▶ What to work on: Would you repeat the listing exactly but omit every picture?

▶ Collected material:
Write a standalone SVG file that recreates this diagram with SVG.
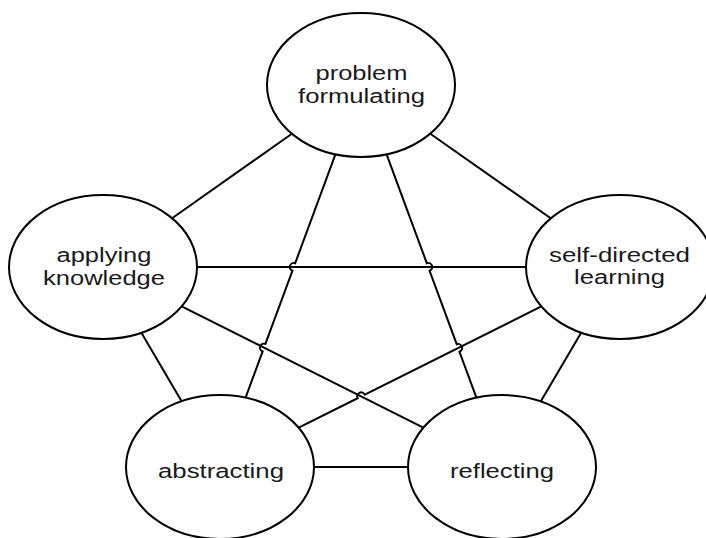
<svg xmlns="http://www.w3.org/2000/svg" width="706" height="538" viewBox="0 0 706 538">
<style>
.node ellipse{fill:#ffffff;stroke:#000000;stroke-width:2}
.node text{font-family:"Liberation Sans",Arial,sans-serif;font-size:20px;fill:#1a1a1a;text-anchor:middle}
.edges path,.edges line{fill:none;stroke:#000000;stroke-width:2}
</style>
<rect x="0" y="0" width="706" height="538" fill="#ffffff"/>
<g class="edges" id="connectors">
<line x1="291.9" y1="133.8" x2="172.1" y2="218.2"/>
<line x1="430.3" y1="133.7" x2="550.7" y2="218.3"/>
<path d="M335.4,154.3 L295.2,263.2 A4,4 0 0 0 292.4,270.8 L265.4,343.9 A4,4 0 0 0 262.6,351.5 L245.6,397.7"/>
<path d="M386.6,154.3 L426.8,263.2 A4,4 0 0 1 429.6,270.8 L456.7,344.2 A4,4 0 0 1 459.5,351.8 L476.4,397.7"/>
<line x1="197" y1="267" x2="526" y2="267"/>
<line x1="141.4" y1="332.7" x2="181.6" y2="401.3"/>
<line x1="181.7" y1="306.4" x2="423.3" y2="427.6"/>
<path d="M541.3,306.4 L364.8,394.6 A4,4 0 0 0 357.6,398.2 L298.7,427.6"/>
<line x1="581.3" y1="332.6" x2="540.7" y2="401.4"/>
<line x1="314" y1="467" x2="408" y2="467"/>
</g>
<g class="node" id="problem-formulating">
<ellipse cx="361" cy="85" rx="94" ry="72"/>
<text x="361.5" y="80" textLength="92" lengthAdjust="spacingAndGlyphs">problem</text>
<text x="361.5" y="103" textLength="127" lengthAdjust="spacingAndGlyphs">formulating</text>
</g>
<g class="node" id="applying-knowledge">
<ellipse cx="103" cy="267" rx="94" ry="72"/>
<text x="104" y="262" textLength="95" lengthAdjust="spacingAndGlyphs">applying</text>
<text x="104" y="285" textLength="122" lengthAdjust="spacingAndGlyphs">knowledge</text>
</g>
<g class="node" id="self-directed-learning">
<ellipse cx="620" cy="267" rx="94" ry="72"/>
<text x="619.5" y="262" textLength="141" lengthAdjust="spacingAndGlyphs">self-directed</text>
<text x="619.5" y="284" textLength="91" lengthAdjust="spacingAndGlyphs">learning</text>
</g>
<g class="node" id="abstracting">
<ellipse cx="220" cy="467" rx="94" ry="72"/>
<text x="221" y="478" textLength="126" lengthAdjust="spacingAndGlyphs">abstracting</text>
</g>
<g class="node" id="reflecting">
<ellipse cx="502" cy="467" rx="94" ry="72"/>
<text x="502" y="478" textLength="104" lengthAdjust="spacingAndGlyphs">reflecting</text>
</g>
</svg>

▶ Answer to the problem:
Write a standalone SVG file that recreates this diagram with SVG.
<svg xmlns="http://www.w3.org/2000/svg" width="706" height="538" viewBox="0 0 706 538">
<style>
.node ellipse{fill:#ffffff;stroke:#000000;stroke-width:2}
.node text{font-family:"Liberation Sans",Arial,sans-serif;font-size:20px;fill:#1a1a1a;text-anchor:middle}
.edges path,.edges line{fill:none;stroke:#000000;stroke-width:2}
</style>
<rect x="0" y="0" width="706" height="538" fill="#ffffff"/>
<g class="edges" id="connectors">
<line x1="291.9" y1="133.8" x2="172.1" y2="218.2"/>
<line x1="430.3" y1="133.7" x2="550.7" y2="218.3"/>
<path d="M335.4,154.3 L295.2,263.2 A4,4 0 0 0 292.4,270.8 L265.4,343.9 A4,4 0 0 0 262.6,351.5 L245.6,397.7"/>
<path d="M386.6,154.3 L426.8,263.2 A4,4 0 0 1 429.6,270.8 L456.7,344.2 A4,4 0 0 1 459.5,351.8 L476.4,397.7"/>
<line x1="197" y1="267" x2="526" y2="267"/>
<line x1="141.4" y1="332.7" x2="181.6" y2="401.3"/>
<line x1="181.7" y1="306.4" x2="423.3" y2="427.6"/>
<path d="M541.3,306.4 L364.8,394.6 A4,4 0 0 0 357.6,398.2 L298.7,427.6"/>
<line x1="581.3" y1="332.6" x2="540.7" y2="401.4"/>
<line x1="314" y1="467" x2="408" y2="467"/>
</g>
<g class="node" id="problem-formulating">
<ellipse cx="361" cy="85" rx="94" ry="72"/>
<text x="361.5" y="80" textLength="92" lengthAdjust="spacingAndGlyphs">problem</text>
<text x="361.5" y="103" textLength="127" lengthAdjust="spacingAndGlyphs">formulating</text>
</g>
<g class="node" id="applying-knowledge">
<ellipse cx="103" cy="267" rx="94" ry="72"/>
<text x="104" y="262" textLength="95" lengthAdjust="spacingAndGlyphs">applying</text>
<text x="104" y="285" textLength="122" lengthAdjust="spacingAndGlyphs">knowledge</text>
</g>
<g class="node" id="self-directed-learning">
<ellipse cx="620" cy="267" rx="94" ry="72"/>
<text x="619.5" y="262" textLength="141" lengthAdjust="spacingAndGlyphs">self-directed</text>
<text x="619.5" y="284" textLength="91" lengthAdjust="spacingAndGlyphs">learning</text>
</g>
<g class="node" id="abstracting">
<ellipse cx="220" cy="467" rx="94" ry="72"/>
<text x="221" y="478" textLength="126" lengthAdjust="spacingAndGlyphs">abstracting</text>
</g>
<g class="node" id="reflecting">
<ellipse cx="502" cy="467" rx="94" ry="72"/>
<text x="502" y="478" textLength="104" lengthAdjust="spacingAndGlyphs">reflecting</text>
</g>
</svg>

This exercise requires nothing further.